For those following along at home, only X apps are available via the XQuartz X window package. XQuartz provides an X Window Server for macOS, which allows X apps to display locally. macOS itself does not use X for its app displays. Contrast this with most Linux and Unix systems, which use X for local app GUI displays, as well as remote app GUI displays using X. macOS does not use X, and macOS and apps do not use X as its display manager. XQuartz adds this, and only for X apps.
In what you are referring to as case 2, the X server is on Linux. Case 2 is macOS running as an X client, not as an X server. In most (but not all) cases, the X server is running local to the display.
When you direct your local X connections to another X Window Server host through ssh, the preferred outcome is either some obscure X error usually involving authentication or X cookies, or an app display on the specified target X Window Server system.

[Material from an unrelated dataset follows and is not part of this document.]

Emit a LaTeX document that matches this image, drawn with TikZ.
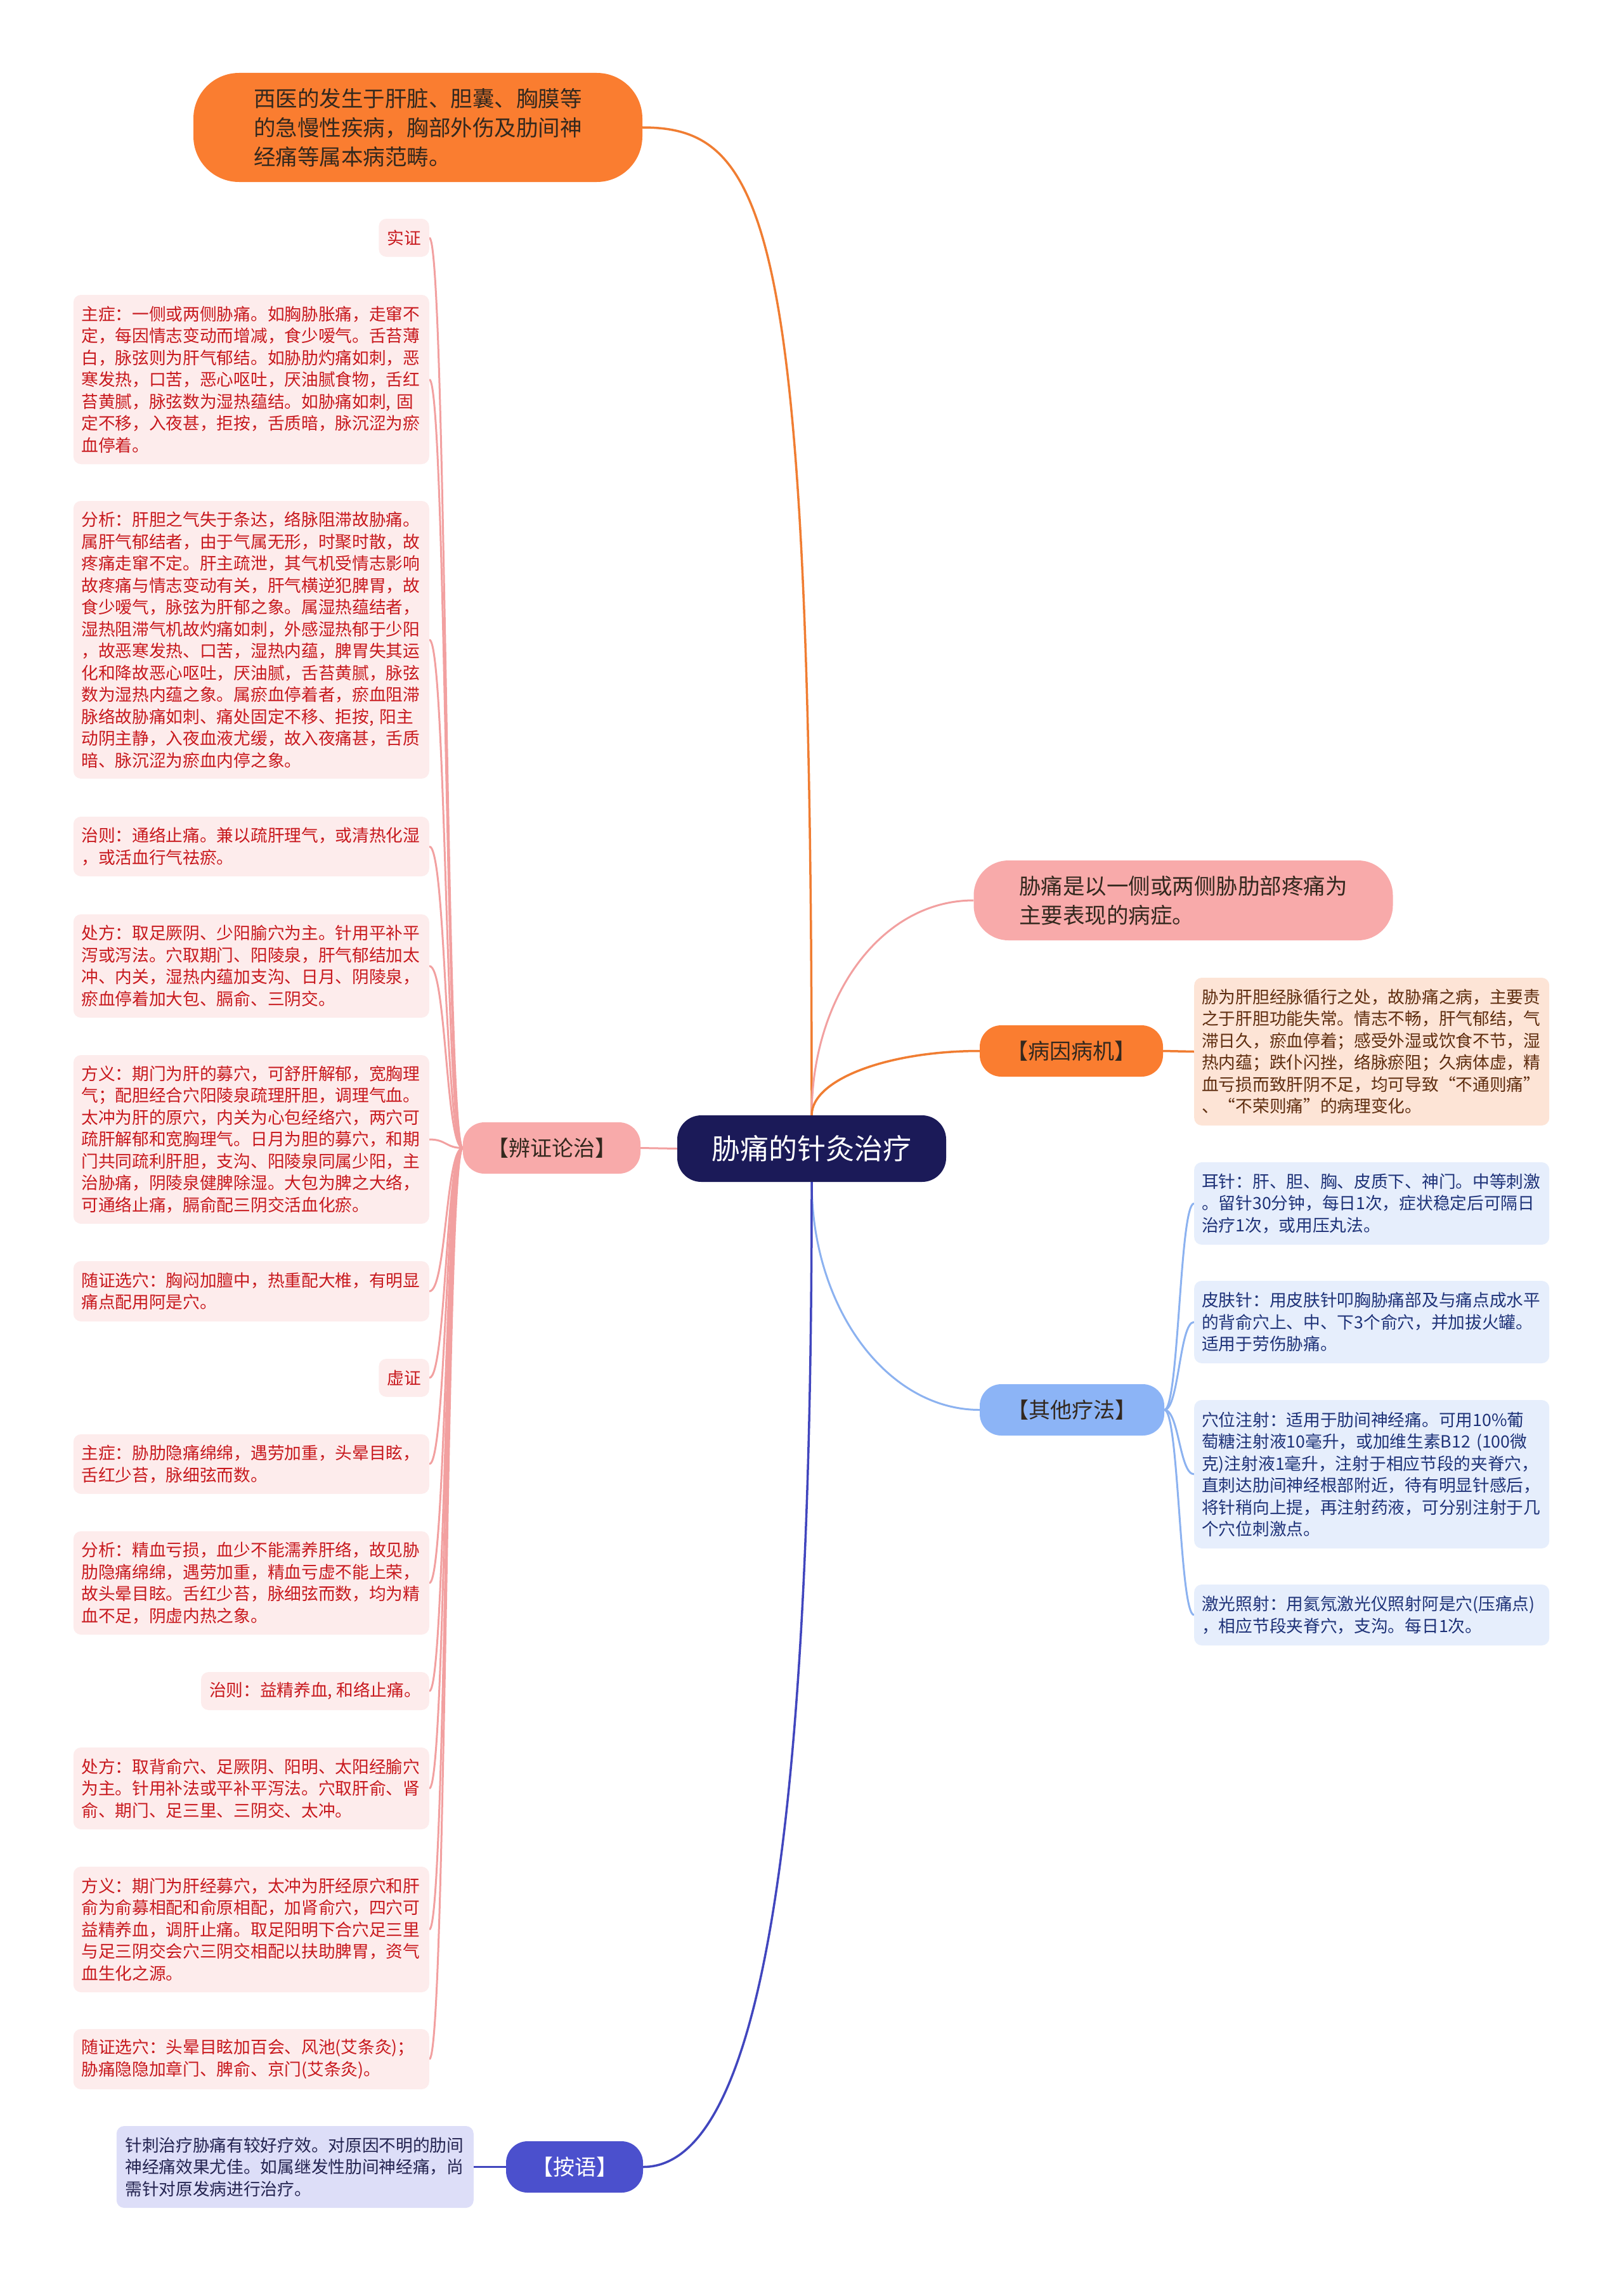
\documentclass[tikz,border=0pt]{standalone}
\usepackage{fontspec}
\setmainfont{Noto Sans CJK SC}
\pgfdeclarelayer{bg}
\pgfsetlayers{bg,main}
\definecolor{orgF}{RGB}{250,125,48}
\definecolor{orgL}{RGB}{240,125,50}
\definecolor{navyF}{RGB}{27,26,88}
\definecolor{pinkN}{RGB}{248,170,170}
\definecolor{pinkL}{RGB}{242,160,160}
\definecolor{lbF}{RGB}{253,236,236}
\definecolor{lbT}{RGB}{200,25,30}
\definecolor{peachF}{RGB}{253,228,214}
\definecolor{peachT}{RGB}{95,45,15}
\definecolor{blueN}{RGB}{140,180,246}
\definecolor{blueL}{RGB}{140,178,240}
\definecolor{rbF}{RGB}{230,238,252}
\definecolor{rbT}{RGB}{30,50,120}
\definecolor{indN}{RGB}{75,80,205}
\definecolor{indL}{RGB}{65,70,190}
\definecolor{anF}{RGB}{221,222,248}
\definecolor{anT}{RGB}{35,35,80}
\definecolor{darkT}{RGB}{51,40,30}
\begin{document}
\begin{tikzpicture}[x=1pt,y=-1pt,
  detail/.style={rounded corners=12pt, align=left, inner ysep=0pt,
    font=\fontsize{26.7}{34.5}\selectfont},
  leftbox/.style={detail, fill=lbF, text=lbT, anchor=east, text width=536pt, inner xsep=12.5pt},
  leftsmall/.style={detail, fill=lbF, text=lbT, anchor=east, inner xsep=13pt},
  rightbox/.style={detail, fill=rbF, text=rbT, anchor=west, text width=536pt, inner xsep=12pt},
  tagnode/.style={rounded corners=34pt, font=\fontsize{34}{40}\selectfont, inner sep=0pt,
    minimum height=81pt},
  bignode/.style={align=left, inner sep=0pt, font=\fontsize{34.5}{46}\selectfont},
  orgline/.style={draw=orgL, line width=3.5pt},
  pinkline/.style={draw=pinkL, line width=3pt},
  blueline/.style={draw=blueL, line width=3pt},
  indline/.style={draw=indL, line width=3.5pt}
]
\useasboundingbox (0,0) rectangle (2560,3599);

% central
\node[fill=navyF, text=white, font=\fontsize{45}{54}\selectfont, minimum width=424pt,
  minimum height=105pt, rounded corners=38pt, inner sep=0pt] (root) at (1280,1811.5) {胁痛的针灸治疗};

% top
\node[bignode, fill=orgF, text=darkT, minimum width=708pt, minimum height=172pt,
  rounded corners=72pt] (xiyi) at (659,201)
  {西医的发生于肝脏、胆囊、胸膜等\\的急慢性疾病，胸部外伤及肋间神\\经痛等属本病范畴。};

% right
\node[bignode, fill=pinkN, text=darkT, minimum width=661pt, minimum height=126pt,
  rounded corners=55pt] (def) at (1866,1420)
  {胁痛是以一侧或两侧胁肋部疼痛为\\主要表现的病症。};
\node[tagnode, fill=orgF, text=darkT, minimum width=289pt] (byjj) at (1689.5,1657.5) {【病因病机】};
\node[detail, fill=peachF, text=peachT, anchor=west, text width=536pt, inner xsep=12pt,
  minimum height=233pt] (byjjd) at (1883,1658.5)
  {胁为肝胆经脉循行之处，故胁痛之病，主要责\\之于肝胆功能失常。情志不畅，肝气郁结，气\\滞日久，瘀血停着；感受外湿或饮食不节，湿\\热内蕴；跌仆闪挫，络脉瘀阻；久病体虚，精\\血亏损而致肝阴不足，均可导致“不通则痛”\\、“不荣则痛”的病理变化。};

\node[tagnode, fill=blueN, text=darkT, minimum width=291pt] (qtlf) at (1690.5,2223.5) {【其他疗法】};
\node[rightbox, minimum height=130pt] (r1) at (1883,1898)
  {耳针：肝、胆、胸、皮质下、神门。中等刺激\\。留针30分钟，每日1次，症状稳定后可隔日\\治疗1次，或用压丸法。};
\node[rightbox, minimum height=130pt] (r2) at (1883,2085)
  {皮肤针：用皮肤针叩胸胁痛部及与痛点成水平\\的背俞穴上、中、下3个俞穴，并加拔火罐。\\适用于劳伤胁痛。};
\node[rightbox, minimum height=234pt] (r3) at (1883,2325)
  {穴位注射：适用于肋间神经痛。可用10\%葡\\萄糖注射液10毫升，或加维生素B12 (100微\\克)注射液1毫升，注射于相应节段的夹脊穴，\\直刺达肋间神经根部附近，待有明显针感后，\\将针稍向上提，再注射药液，可分别注射于几\\个穴位刺激点。};
\node[rightbox, minimum height=96pt] (r4) at (1883,2547)
  {激光照射：用氦氖激光仪照射阿是穴(压痛点)\\，相应节段夹脊穴，支沟。每日1次。};

% left
\node[tagnode, fill=pinkN, text=darkT, minimum width=280pt] (bz) at (870,1810.5) {【辨证论治】};
\node[leftsmall, minimum height=60pt] (l1) at (677,375) {实证};
\node[leftbox, minimum height=267pt] (l2) at (677,598.5)
  {主症：一侧或两侧胁痛。如胸胁胀痛，走窜不\\定，每因情志变动而增减，食少嗳气。舌苔薄\\白，脉弦则为肝气郁结。如胁肋灼痛如刺，恶\\寒发热，口苦，恶心呕吐，厌油腻食物，舌红\\苔黄腻，脉弦数为湿热蕴结。如胁痛如刺, 固\\定不移，入夜甚，拒按，舌质暗，脉沉涩为瘀\\血停着。};
\node[leftbox, minimum height=438pt] (l3) at (677,1009)
  {分析：肝胆之气失于条达，络脉阻滞故胁痛。\\属肝气郁结者，由于气属无形，时聚时散，故\\疼痛走窜不定。肝主疏泄，其气机受情志影响\\故疼痛与情志变动有关，肝气横逆犯脾胃，故\\食少嗳气，脉弦为肝郁之象。属湿热蕴结者，\\湿热阻滞气机故灼痛如刺，外感湿热郁于少阳\\，故恶寒发热、口苦，湿热内蕴，脾胃失其运\\化和降故恶心呕吐，厌油腻，舌苔黄腻，脉弦\\数为湿热内蕴之象。属瘀血停着者，瘀血阻滞\\脉络故胁痛如刺、痛处固定不移、拒按, 阳主\\动阴主静，入夜血液尤缓，故入夜痛甚，舌质\\暗、脉沉涩为瘀血内停之象。};
\node[leftbox, minimum height=94pt] (l4) at (677,1335)
  {治则：通络止痛。兼以疏肝理气，或清热化湿\\，或活血行气祛瘀。};
\node[leftbox, minimum height=163pt] (l5) at (677,1523.5)
  {处方：取足厥阴、少阳腧穴为主。针用平补平\\泻或泻法。穴取期门、阳陵泉，肝气郁结加太\\冲、内关，湿热内蕴加支沟、日月、阴陵泉，\\瘀血停着加大包、膈俞、三阴交。};
\node[leftbox, minimum height=266pt] (l6) at (677,1797)
  {方义：期门为肝的募穴，可舒肝解郁，宽胸理\\气；配胆经合穴阳陵泉疏理肝胆，调理气血。\\太冲为肝的原穴，内关为心包经络穴，两穴可\\疏肝解郁和宽胸理气。日月为胆的募穴，和期\\门共同疏利肝胆，支沟、阳陵泉同属少阳，主\\治胁痛，阴陵泉健脾除湿。大包为脾之大络，\\可通络止痛，膈俞配三阴交活血化瘀。};
\node[leftbox, minimum height=95pt] (l7) at (677,2036.5)
  {随证选穴：胸闷加膻中，热重配大椎，有明显\\痛点配用阿是穴。};
\node[leftsmall, minimum height=60pt] (l8) at (677,2173) {虚证};
\node[leftbox, minimum height=94pt] (l9) at (677,2309)
  {主症：胁肋隐痛绵绵，遇劳加重，头晕目眩，\\舌红少苔，脉细弦而数。};
\node[leftbox, minimum height=163pt] (l10) at (677,2496.5)
  {分析：精血亏损，血少不能濡养肝络，故见胁\\肋隐痛绵绵，遇劳加重，精血亏虚不能上荣，\\故头晕目眩。舌红少苔，脉细弦而数，均为精\\血不足，阴虚内热之象。};
\node[leftsmall, minimum height=60pt] (l11) at (677,2667) {治则：益精养血, 和络止痛。};
\node[leftbox, minimum height=129pt] (l12) at (677,2820.5)
  {处方：取背俞穴、足厥阴、阳明、太阳经腧穴\\为主。针用补法或平补平泻法。穴取肝俞、肾\\俞、期门、足三里、三阴交、太冲。};
\node[leftbox, minimum height=198pt] (l13) at (677,3043)
  {方义：期门为肝经募穴，太冲为肝经原穴和肝\\俞为俞募相配和俞原相配，加肾俞穴，四穴可\\益精养血，调肝止痛。取足阳明下合穴足三里\\与足三阴交会穴三阴交相配以扶助脾胃，资气\\血生化之源。};
\node[leftbox, minimum height=95pt] (l14) at (677,3247.5)
  {随证选穴：头晕目眩加百会、风池(艾条灸)；\\胁痛隐隐加章门、脾俞、京门(艾条灸)。};

% bottom
\node[tagnode, fill=indN, text=white, minimum width=216pt] (anyu) at (906,3417.5) {【按语】};
\node[detail, fill=anF, text=anT, anchor=east, text width=536pt, inner xsep=13.5pt,
  minimum height=129pt] (anyud) at (747,3417.5)
  {针刺治疗胁痛有较好疗效。对原因不明的肋间\\神经痛效果尤佳。如属继发性肋间神经痛，尚\\需针对原发病进行治疗。};

\begin{pgfonlayer}{bg}
\fill[white] (0,0) rectangle (2560,3599);
\draw[orgline] (root.north) .. controls +(0,-1400) and +(200,0) .. (xiyi.east);
\draw[pinkline] (root.north) .. controls +(0,-187) and +(-146,0) .. (def.west);
\draw[orgline] (root.north) .. controls +(0,-56) and +(-146,0) .. (byjj.west);
\draw[blueline] (root.south) .. controls +(0,199) and +(-146,0) .. (qtlf.west);
\draw[indline] (root.south) .. controls +(0,836) and +(216,0) .. (anyu.east);
\draw[pinkline] (root.west) -- (bz.east);
\draw[orgline] (byjj.east) -- (byjjd.west);
\draw[indline] (anyu.west) -- (anyud.east);
\foreach \c in {l1,l2,l3,l4,l5,l6,l7,l8,l9,l10,l11,l12,l13,l14}
  \draw[pinkline] (bz.west) .. controls +(-27,0) and +(27,0) .. (\c.east);
\foreach \c in {r1,r2,r3,r4}
  \draw[blueline] (qtlf.east) .. controls +(23,0) and +(-23,0) .. (\c.west);
\end{pgfonlayer}
\end{tikzpicture}
\end{document}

If you use ssh -Y or ssh -Y or ssh -X -Y to connect into a host, the X apps on that host are then redirected through that path, as the target system gets the session’s default X display redirected and the ports forwarded back to the host originating the ssh connection.
If you ssh -X or ssh -Y or ssh -X -Y from Linux to macOS, then the displays of the X apps—and only the X apps—should be port-forwarded and redirected back to Linux and the X Window Server here. And in this case, the ssh session does not have access to the GUI, as you’re not logged into the macOS GUI. And as the Mac GUI is not X, you won’t see that anywhere else anyway.
So your issue here is that some X app launched in an ssh background session (and not an X app launched in the GUI!) on a macOS system running XQuartz is displayed locally on macOS, and is not port-forwarded to Linux? That sounds like a bug, and maybe a minor security bug, as I’d not expect an ssh session to be able to reach the GUI, which implies XQuartz is allowing that background login access to the GUI.
Open a ticket on github: https://www.xquartz.org/Bug-Reporting.html
And again, this has nothing to do with macOS Server product, this is all about Mac client, and XQuartz.